EXERCISE GOAL =>
Give again, exactly as written, the lines of the records below from the line with "Reproduce this diagram with TikZ." to the line with "height=97pt] (L7) at". Both end lines count; pictures do not.

DATA FOR THIS TASK =>
┄┄┄┄┄┄┄┄┄┄

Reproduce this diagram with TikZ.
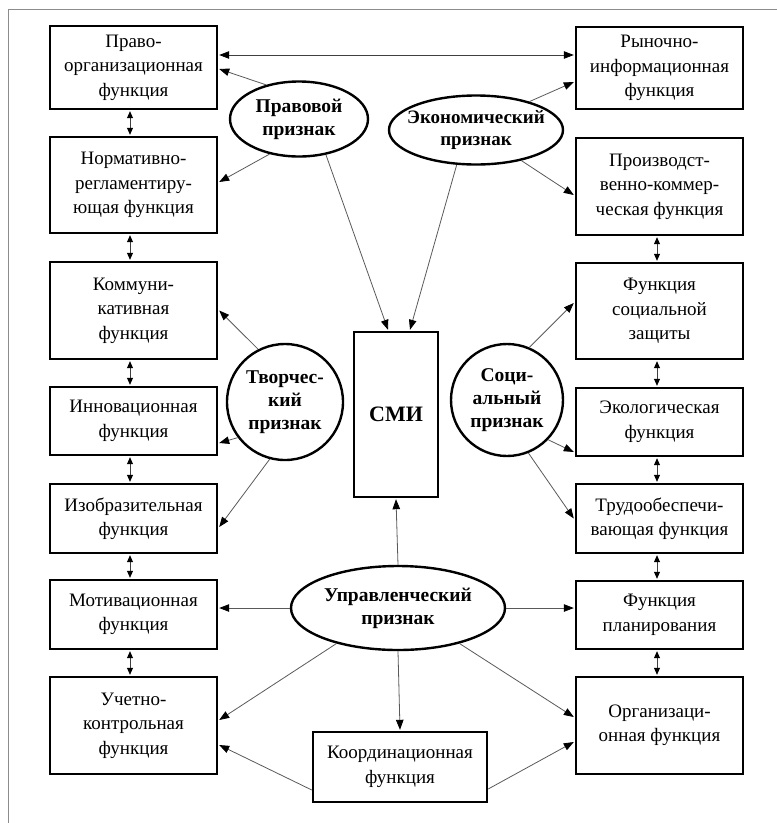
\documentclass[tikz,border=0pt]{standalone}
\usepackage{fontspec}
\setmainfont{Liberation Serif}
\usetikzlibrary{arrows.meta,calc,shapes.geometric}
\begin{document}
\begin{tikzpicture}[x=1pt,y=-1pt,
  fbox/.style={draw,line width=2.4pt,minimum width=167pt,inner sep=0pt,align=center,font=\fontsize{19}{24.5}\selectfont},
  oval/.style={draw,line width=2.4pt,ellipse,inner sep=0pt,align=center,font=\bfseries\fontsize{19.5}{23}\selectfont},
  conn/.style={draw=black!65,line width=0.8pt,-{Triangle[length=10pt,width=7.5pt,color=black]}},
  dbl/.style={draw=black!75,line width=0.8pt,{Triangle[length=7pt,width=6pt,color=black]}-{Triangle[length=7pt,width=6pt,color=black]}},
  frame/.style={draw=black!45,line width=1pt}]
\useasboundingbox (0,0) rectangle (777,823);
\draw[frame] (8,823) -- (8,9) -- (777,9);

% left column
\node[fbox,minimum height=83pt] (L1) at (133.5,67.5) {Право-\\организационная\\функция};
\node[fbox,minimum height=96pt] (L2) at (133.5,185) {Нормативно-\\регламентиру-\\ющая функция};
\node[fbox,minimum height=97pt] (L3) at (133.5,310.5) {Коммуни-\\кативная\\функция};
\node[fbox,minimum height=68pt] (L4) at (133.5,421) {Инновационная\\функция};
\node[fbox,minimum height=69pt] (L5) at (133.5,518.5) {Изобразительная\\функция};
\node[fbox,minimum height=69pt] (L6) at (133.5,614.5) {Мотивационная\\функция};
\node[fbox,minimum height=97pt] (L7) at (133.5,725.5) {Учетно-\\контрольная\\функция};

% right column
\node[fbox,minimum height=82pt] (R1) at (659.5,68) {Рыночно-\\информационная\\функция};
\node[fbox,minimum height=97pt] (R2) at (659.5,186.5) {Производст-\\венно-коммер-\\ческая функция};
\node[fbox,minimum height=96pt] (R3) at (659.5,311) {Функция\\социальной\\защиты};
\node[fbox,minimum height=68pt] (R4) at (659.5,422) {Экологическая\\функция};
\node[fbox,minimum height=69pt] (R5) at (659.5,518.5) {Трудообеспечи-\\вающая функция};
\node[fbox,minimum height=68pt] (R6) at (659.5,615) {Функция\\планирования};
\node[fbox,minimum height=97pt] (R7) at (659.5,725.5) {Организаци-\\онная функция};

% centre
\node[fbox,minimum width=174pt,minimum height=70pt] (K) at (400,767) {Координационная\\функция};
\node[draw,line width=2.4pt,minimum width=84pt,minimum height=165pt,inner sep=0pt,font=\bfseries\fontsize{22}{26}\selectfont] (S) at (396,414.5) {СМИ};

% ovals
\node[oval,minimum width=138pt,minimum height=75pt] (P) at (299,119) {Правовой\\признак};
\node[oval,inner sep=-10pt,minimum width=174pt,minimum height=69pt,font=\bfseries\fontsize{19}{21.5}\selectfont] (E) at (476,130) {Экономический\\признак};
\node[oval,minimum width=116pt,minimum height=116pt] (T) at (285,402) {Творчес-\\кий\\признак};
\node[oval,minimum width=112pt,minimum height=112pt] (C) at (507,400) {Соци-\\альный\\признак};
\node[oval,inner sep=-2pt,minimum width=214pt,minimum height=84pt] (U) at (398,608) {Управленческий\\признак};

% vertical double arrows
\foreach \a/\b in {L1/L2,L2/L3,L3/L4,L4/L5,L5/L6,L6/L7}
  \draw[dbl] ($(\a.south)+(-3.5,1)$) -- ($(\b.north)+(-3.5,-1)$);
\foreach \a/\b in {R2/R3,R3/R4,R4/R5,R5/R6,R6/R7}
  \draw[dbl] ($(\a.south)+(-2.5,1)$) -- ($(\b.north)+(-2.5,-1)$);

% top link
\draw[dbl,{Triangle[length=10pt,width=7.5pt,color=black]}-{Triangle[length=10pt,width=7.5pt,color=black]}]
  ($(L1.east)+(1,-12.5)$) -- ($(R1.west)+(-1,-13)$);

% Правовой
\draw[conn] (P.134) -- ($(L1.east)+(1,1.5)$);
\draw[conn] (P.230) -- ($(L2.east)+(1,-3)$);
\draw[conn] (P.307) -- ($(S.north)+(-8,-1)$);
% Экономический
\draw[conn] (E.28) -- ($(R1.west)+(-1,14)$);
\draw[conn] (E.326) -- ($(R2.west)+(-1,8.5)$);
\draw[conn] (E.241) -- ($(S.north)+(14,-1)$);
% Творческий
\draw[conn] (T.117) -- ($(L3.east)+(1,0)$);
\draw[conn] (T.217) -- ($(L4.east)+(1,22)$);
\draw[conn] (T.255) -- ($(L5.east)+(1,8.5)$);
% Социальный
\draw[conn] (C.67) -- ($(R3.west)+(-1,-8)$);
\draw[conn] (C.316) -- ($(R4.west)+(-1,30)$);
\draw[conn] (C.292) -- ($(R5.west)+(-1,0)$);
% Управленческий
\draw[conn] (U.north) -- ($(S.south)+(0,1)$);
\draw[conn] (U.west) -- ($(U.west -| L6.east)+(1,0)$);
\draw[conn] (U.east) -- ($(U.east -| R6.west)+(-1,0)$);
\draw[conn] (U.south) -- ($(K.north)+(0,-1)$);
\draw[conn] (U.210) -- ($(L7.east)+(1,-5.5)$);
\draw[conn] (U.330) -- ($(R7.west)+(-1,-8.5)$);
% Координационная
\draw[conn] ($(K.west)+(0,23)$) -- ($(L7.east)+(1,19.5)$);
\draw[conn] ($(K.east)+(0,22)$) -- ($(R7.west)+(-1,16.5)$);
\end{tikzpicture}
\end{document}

┄┄┄┄┄┄┄┄┄┄

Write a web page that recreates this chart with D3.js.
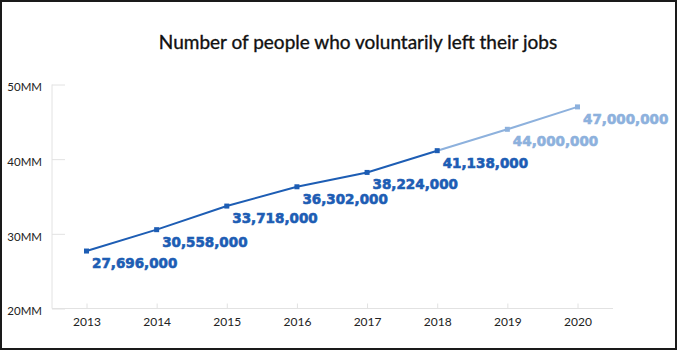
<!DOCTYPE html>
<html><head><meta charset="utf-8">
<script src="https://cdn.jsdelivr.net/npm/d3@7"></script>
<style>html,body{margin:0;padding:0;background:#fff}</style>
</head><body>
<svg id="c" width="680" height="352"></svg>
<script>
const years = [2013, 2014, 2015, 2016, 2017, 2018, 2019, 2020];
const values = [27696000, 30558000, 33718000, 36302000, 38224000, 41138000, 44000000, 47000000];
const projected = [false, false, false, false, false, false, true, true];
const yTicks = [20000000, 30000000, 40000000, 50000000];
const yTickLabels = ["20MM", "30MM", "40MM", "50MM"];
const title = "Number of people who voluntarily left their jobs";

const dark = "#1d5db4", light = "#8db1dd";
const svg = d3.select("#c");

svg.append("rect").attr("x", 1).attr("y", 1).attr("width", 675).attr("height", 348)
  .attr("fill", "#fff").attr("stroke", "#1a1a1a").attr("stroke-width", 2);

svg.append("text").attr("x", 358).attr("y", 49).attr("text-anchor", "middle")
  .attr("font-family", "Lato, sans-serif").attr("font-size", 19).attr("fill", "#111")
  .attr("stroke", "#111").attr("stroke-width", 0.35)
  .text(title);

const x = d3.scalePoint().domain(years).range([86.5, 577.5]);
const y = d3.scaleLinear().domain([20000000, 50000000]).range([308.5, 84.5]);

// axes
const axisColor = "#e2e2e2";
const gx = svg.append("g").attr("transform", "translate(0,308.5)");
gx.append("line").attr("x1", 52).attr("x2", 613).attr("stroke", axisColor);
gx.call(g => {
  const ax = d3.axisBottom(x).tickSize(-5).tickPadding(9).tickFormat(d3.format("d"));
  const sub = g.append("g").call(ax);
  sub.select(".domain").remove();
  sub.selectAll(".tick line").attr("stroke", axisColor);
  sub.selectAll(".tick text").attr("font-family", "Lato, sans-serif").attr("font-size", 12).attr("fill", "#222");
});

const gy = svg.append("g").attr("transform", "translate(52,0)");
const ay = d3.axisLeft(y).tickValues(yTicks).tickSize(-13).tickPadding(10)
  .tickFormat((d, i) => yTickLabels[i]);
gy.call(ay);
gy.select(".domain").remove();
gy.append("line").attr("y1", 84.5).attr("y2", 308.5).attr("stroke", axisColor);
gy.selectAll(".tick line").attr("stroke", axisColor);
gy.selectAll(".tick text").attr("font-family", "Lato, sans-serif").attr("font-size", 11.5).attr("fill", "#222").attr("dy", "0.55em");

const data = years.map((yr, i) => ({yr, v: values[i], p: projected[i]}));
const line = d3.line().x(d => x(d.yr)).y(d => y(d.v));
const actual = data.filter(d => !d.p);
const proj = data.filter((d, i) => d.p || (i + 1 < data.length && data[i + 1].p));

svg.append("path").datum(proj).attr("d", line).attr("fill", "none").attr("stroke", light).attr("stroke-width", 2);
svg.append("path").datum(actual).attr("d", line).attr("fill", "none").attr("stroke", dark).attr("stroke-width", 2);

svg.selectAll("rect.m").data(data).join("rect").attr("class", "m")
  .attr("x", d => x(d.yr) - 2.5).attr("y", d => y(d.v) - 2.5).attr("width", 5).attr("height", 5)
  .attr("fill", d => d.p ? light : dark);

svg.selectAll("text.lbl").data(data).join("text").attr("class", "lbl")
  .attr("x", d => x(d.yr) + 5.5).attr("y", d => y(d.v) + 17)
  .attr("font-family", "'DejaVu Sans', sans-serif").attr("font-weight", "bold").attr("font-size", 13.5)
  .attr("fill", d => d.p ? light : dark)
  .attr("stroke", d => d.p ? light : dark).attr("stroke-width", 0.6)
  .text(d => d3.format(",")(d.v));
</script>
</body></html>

┄┄┄┄┄┄┄┄┄┄

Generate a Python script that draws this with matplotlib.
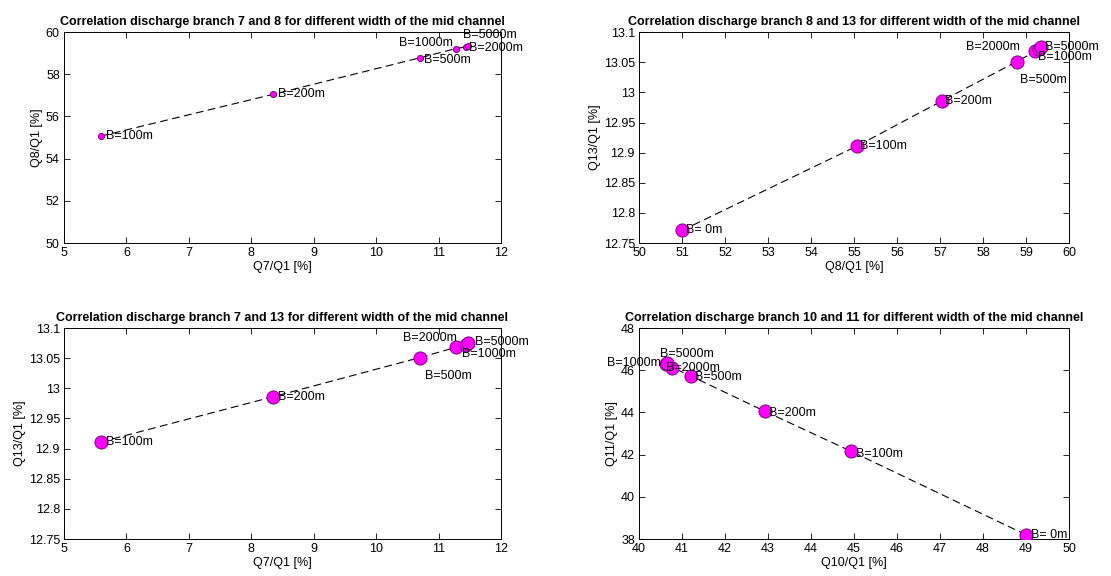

┄┄┄┄┄┄┄┄┄┄

SOLUTION =>
Reproduce this diagram with TikZ.
\documentclass[tikz,border=0pt]{standalone}
\usepackage{fontspec}
\setmainfont{Liberation Serif}
\usetikzlibrary{arrows.meta,calc,shapes.geometric}
\begin{document}
\begin{tikzpicture}[x=1pt,y=-1pt,
  fbox/.style={draw,line width=2.4pt,minimum width=167pt,inner sep=0pt,align=center,font=\fontsize{19}{24.5}\selectfont},
  oval/.style={draw,line width=2.4pt,ellipse,inner sep=0pt,align=center,font=\bfseries\fontsize{19.5}{23}\selectfont},
  conn/.style={draw=black!65,line width=0.8pt,-{Triangle[length=10pt,width=7.5pt,color=black]}},
  dbl/.style={draw=black!75,line width=0.8pt,{Triangle[length=7pt,width=6pt,color=black]}-{Triangle[length=7pt,width=6pt,color=black]}},
  frame/.style={draw=black!45,line width=1pt}]
\useasboundingbox (0,0) rectangle (777,823);
\draw[frame] (8,823) -- (8,9) -- (777,9);

% left column
\node[fbox,minimum height=83pt] (L1) at (133.5,67.5) {Право-\\организационная\\функция};
\node[fbox,minimum height=96pt] (L2) at (133.5,185) {Нормативно-\\регламентиру-\\ющая функция};
\node[fbox,minimum height=97pt] (L3) at (133.5,310.5) {Коммуни-\\кативная\\функция};
\node[fbox,minimum height=68pt] (L4) at (133.5,421) {Инновационная\\функция};
\node[fbox,minimum height=69pt] (L5) at (133.5,518.5) {Изобразительная\\функция};
\node[fbox,minimum height=69pt] (L6) at (133.5,614.5) {Мотивационная\\функция};
\node[fbox,minimum height=97pt] (L7) at (133.5,725.5) {Учетно-\\контрольная\\функция};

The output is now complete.